Nada a perder Não me venha com... Gabito Nunes
Nada a perder
Não me venha com "temos de conversar, aconteceu uma coisa". Uma coisa não simplesmente acontece. Você precisa apertar um botão pra isso tudo "simplesmente acontecer". Duas pessoas não resolvem dar uma escapulida sem antes um bom flerte, alguma negociação e um punhado de telefonemas.
Todos passam por isso, todos vivem aquele fragmento lúcido de tempo em que é necessário decidir entre resistir ou fazer a coisa - esta é diferença entre nós. Duas pessoas resolveram acontecer. Você está entre elas e é isso que dói um pouco. Outro erro grostesco na construção das suas desculpas esfarrapadas: não há mais o que conversar. Vamos evitar olhares de lamentações, desprezos e resignações.
O que você quer? Absolvição? Aplausos? Ver nos meus olhos uma ponta de dor? Que eu desague um rio de lágrimas? Correção? Desculpa entrar na brincadeira sem julgar seu acontecimento como uma mera molecagem credora de castigo. Nunca fui sua mãe e você já não é mais criança, posso afirmar, apesar da sua ingenuidade em pensar que assim a coisa soaria mais honesta. A pior ingenuidade é achar-se esperto.
Não importam os pontos já somados ou o quanto você foi legal, seremos julgados eternamente por um único e isolado e grande erro. Sinto muito, é assim que funciona. Não existe justiça nisso que chamamos de "vida". Às vezes somos resumidos por aquilo que só fizemos uma vez, se acaso aquilo que só fizemos uma vez modificar alguém para sempre.

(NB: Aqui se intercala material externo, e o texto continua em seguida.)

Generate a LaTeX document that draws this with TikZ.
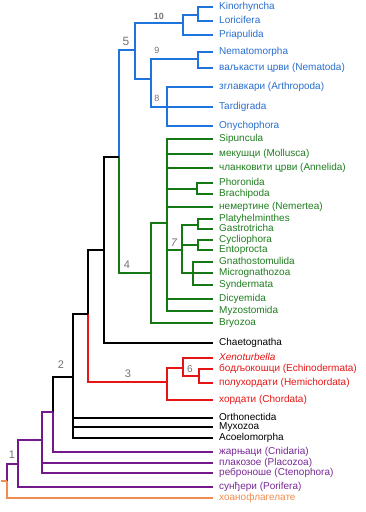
\documentclass[tikz,border=0pt]{standalone}
\usepackage{fontspec}
\setmainfont{Liberation Sans}
\definecolor{cbl}{RGB}{30,115,220}
\definecolor{tbl}{RGB}{40,110,205}
\definecolor{cgr}{RGB}{20,120,20}
\definecolor{tgr}{RGB}{30,125,30}
\definecolor{crd}{RGB}{230,20,20}
\definecolor{cpu}{RGB}{115,25,140}
\definecolor{tpu}{RGB}{120,40,150}
\definecolor{cor}{RGB}{240,140,80}
\definecolor{cgy}{RGB}{115,115,115}
\tikzset{
  leaf/.style={anchor=west,inner xsep=6pt,inner ysep=0pt,text height=7pt,text depth=2pt,font=\fontsize{10}{10}\selectfont},
  lb/.style={leaf,text=tbl}, lg/.style={leaf,text=tgr}, lr/.style={leaf,text=crd},
  lk/.style={leaf,text=black}, lp/.style={leaf,text=tpu}, lo/.style={leaf,text=cor},
  br/.style={line width=2pt,line join=miter},
  bb/.style={br,draw=cbl}, bg/.style={br,draw=cgr}, brd/.style={br,draw=crd},
  bk/.style={br,draw=black}, bp/.style={br,draw=cpu}, bo/.style={br,draw=cor},
  num/.style={text=cgy,inner sep=0pt,font=\fontsize{11}{11}\selectfont},
  nums/.style={text=cgy,inner sep=0pt,font=\fontsize{9}{9}\selectfont}
}
\begin{document}
\begin{tikzpicture}[x=1pt,y=-1pt]
\useasboundingbox (0,0) rectangle (366,512);
% leaves
\node[lb] (kin) at (213,7) {Kinorhyncha};
\node[lb] (lor) at (213,21) {Loricifera};
\node[lb] (pria) at (213,35) {Priapulida};
\node[lb] (nmorph) at (213,52) {Nematomorpha};
\node[lb] (nemat) at (213,68) {ваљкасти црви (Nematoda)};
\node[lb] (arth) at (213,87) {зглавкари (Arthropoda)};
\node[lb] (tard) at (213,107) {Tardigrada};
\node[lb] (onych) at (213,126) {Onychophora};
\node[lg] (sipun) at (213,139) {Sipuncula};
\node[lg] (moll) at (213,154) {мекушци (Mollusca)};
\node[lg] (annel) at (213,168) {чланковити црви (Annelida)};
\node[lg] (phor) at (213,183) {Phoronida};
\node[lg] (brach) at (213,194) {Brachipoda};
\node[lg] (nemert) at (213,207) {немертине (Nemertea)};
\node[lg] (platy) at (213,219) {Platyhelminthes};
\node[lg] (gastro) at (213,229) {Gastrotricha};
\node[lg] (cyclio) at (213,240) {Cycliophora};
\node[lg] (ento) at (213,250) {Entoprocta};
\node[lg] (gnath) at (213,262) {Gnathostomulida};
\node[lg] (micro) at (213,273) {Micrognathozoa};
\node[lg] (synd) at (213,285) {Syndermata};
\node[lg] (dicy) at (213,299) {Dicyemida};
\node[lg] (myzo) at (213,311) {Myzostomida};
\node[lg] (bryo) at (213,323) {Bryozoa};
\node[lk] (chaet) at (213,343) {Chaetognatha};
\node[lr] (xeno) at (213,358) {\itshape Xenoturbella};
\node[lr] (echi) at (213,369) {бодљокошци (Echinodermata)};
\node[lr] (hemi) at (213,383) {полухордати (Hemichordata)};
\node[lr] (chord) at (213,400) {хордати (Chordata)};
\node[lk] (orth) at (213,418) {Orthonectida};
\node[lk] (myxo) at (213,427) {Myxozoa};
\node[lk] (acoel) at (213,438) {Acoelomorpha};
\node[lp] (cnid) at (213,452) {жарњаци (Cnidaria)};
\node[lp] (plac) at (213,463) {плакозое (Placozoa)};
\node[lp] (cteno) at (213,473) {реброноше (Ctenophora)};
\node[lp] (porif) at (213,487) {сунђери (Porifera)};
\node[lo] (choano) at (213,498) {хоанофлагелате};
% internal nodes
\coordinate (nKL) at (198,15);
\coordinate (n10) at (183,23);
\coordinate (n9) at (198,59);
\coordinate (n8) at (167,107);
\coordinate (n98) at (151,79);
\coordinate (n5) at (135,50);
\coordinate (n54) at (119,157);
\coordinate (nPB) at (197,189);
\coordinate (nPG) at (198,225);
\coordinate (nCE) at (198,245);
\coordinate (nGMS) at (193,273);
\coordinate (n7) at (182,250);
\coordinate (ngreen) at (167,223);
\coordinate (n4) at (151,273);
\coordinate (nch) at (104,250);
\coordinate (nbil) at (88,314);
\coordinate (n6s) at (199,376);
\coordinate (n6) at (183,368);
\coordinate (n3) at (167,382);
\coordinate (n2) at (73,377);
\coordinate (ncn) at (53,412);
\coordinate (npl) at (42,440);
\coordinate (npor) at (18,464);
\coordinate (n1) at (7,481);
\coordinate (root) at (1,481);
% blue
\draw[bb] (kin.west) -| (nKL) |- (lor.west);
\draw[bb] (nKL) -| (n10) |- (pria.west);
\draw[bb] (nmorph.west) -| (n9) |- (nemat.west);
\draw[bb] (arth.west) -| (n8) |- (onych.west);
\draw[bb] (n8) -- (tard.west);
\draw[bb] (n9) -| (n98) |- (n8);
\draw[bb] (n10) -| (n5) |- (n98);
\draw[bb] (n5) -| (n54);
\draw[bg] (n54) |- (n4);
% green
\draw[bg] (phor.west) -| (nPB) |- (brach.west);
\draw[bg] (platy.west) -| (nPG) |- (gastro.west);
\draw[bg] (cyclio.west) -| (nCE) |- (ento.west);
\draw[bg] (gnath.west) -| (nGMS) |- (synd.west);
\draw[bg] (nGMS) -- (micro.west);
\draw[bg] (nPG) -| (n7) |- (nGMS);
\draw[bg] (n7 |- nCE) -- (nCE);
\draw[bg] (sipun.west) -| (ngreen) |- (myzo.west);
\draw[bg] (ngreen |- moll.west) -- (moll.west);
\draw[bg] (ngreen |- annel.west) -- (annel.west);
\draw[bg] (ngreen |- nPB) -- (nPB);
\draw[bg] (ngreen |- nemert.west) -- (nemert.west);
\draw[bg] (ngreen |- n7) -- (n7);
\draw[bg] (ngreen |- dicy.west) -- (dicy.west);
\draw[bg] (ngreen) -| (n4) |- (bryo.west);
% black / red
\draw[bk] (n54) -| (nch) |- (chaet.west);
\draw[bk] (nch) -| (nbil);
\draw[brd] (nbil) |- (n3);
\draw[brd] (n6) -| (n3) |- (chord.west);
\draw[brd] (xeno.west) -| (n6) |- (n6s);
\draw[brd] (echi.west) -| (n6s) |- (hemi.west);
\draw[bk] (nbil) -| (n2) |- (acoel.west);
\draw[bk] (n2 |- orth.west) -- (orth.west);
\draw[bk] (n2 |- myxo.west) -- (myxo.west);
% purple / orange
\draw[bk] (n2) -| (ncn);
\draw[bp] (ncn) |- (cnid.west);
\draw[bp] (ncn) -| (npl) |- (cteno.west);
\draw[bp] (npl |- plac.west) -- (plac.west);
\draw[bp] (npl) -| (npor) |- (porif.west);
\draw[bp] (npor) -| (n1);
\draw[bo] (n1) |- (choano.west);
\draw[bo,line width=1.5pt] (root) -- (n1);
% clade numbers
\node[nums,font=\bfseries\fontsize{9}{9}\selectfont] (l10) at (159,16) {10};
\node[nums] (l9) at (157,50) {9};
\node[nums] (l8) at (157,98) {8};
\node[num,font=\fontsize{12}{12}\selectfont] (l5) at (126,41) {5};
\node[num] (l7) at (174,243) {\itshape 7};
\node[num] (l4) at (127,265) {4};
\node[nums,font=\fontsize{10}{10}\selectfont] (l6) at (190,369) {6};
\node[num] (l3) at (128,374) {3};
\node[num] (l2) at (61,365) {2};
\node[num] (l1) at (12,455) {1};
\end{tikzpicture}
\end{document}
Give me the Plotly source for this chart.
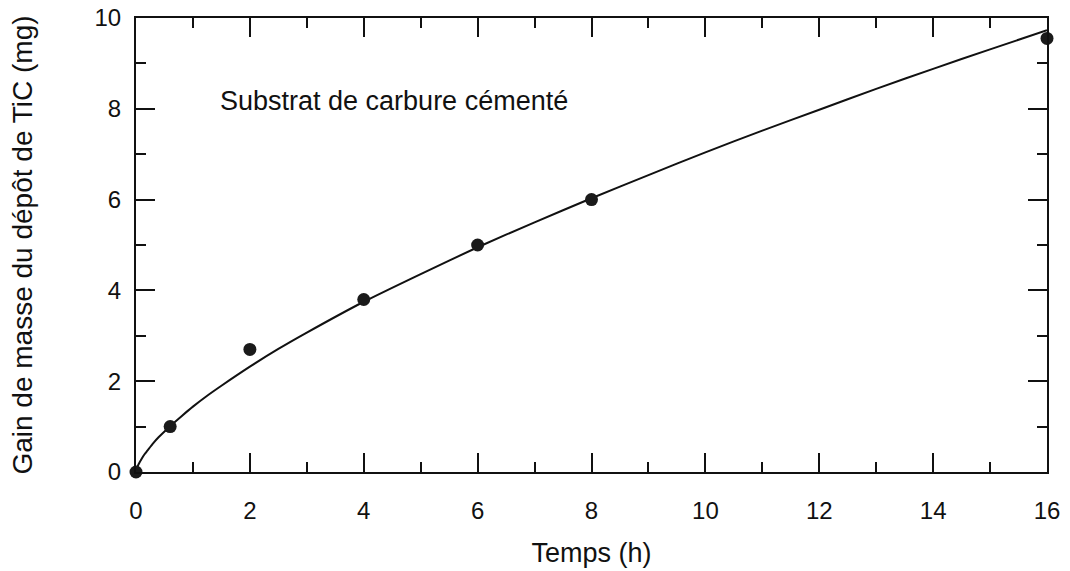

Aliás, foi melhor? Foi bom? Me diga. Me conte. Roteirize a cena pra mim. Vamos lá, eu quero saber. Entrei no seu jogo e estou dando uma oportunidade pra você se gabar. Não desperdice. Pegue. Foi bom? Foi melhor? Espero no mínimo um sim, que tenha valido a pena, porque você pôs a perder algumas coisas que até ontem pareciam importantes. Defenda-se.
Sabe, sobre esse seu "amor" que você está dizendo. Eu posso ouvir você dizer milhares de vezes, mas não significa que uma junção de palavras vai me fazer sentir como era antes, tudo outra vez. Seria até bom se você ficasse quieto e deixasse a reputação do amor intacta. No futuro ouvirei de alguém que esse alguém me ama e quero ter um conceito melhor sobre isso.
Vamos fazer assim. Sem traumas. Sem dramas. Sem dores. Seria exagero dizer que você faz o mundo melhor. Você não é pra tanto, mal dá pro gasto. Mas que fica tolerável, não posso negar. É que... já não estamos nos falando direito mesmo, então acho que preciso aproveitar que nós dois não somos uma aposta segura a longo prazo e que também não sou assim, tão louca por você.
Nada parece fazer diferença agora e tudo indica ser uma boa hora pra largar mão disso de qualquer forma. Não é como se estivéssemos perdendo algo. Eu vou dar uma volta, refrescar as ideias. Quando eu voltar, não quero mais vê-lo aqui. Se ainda estiver, então entenderei que sou eu quem deve sair.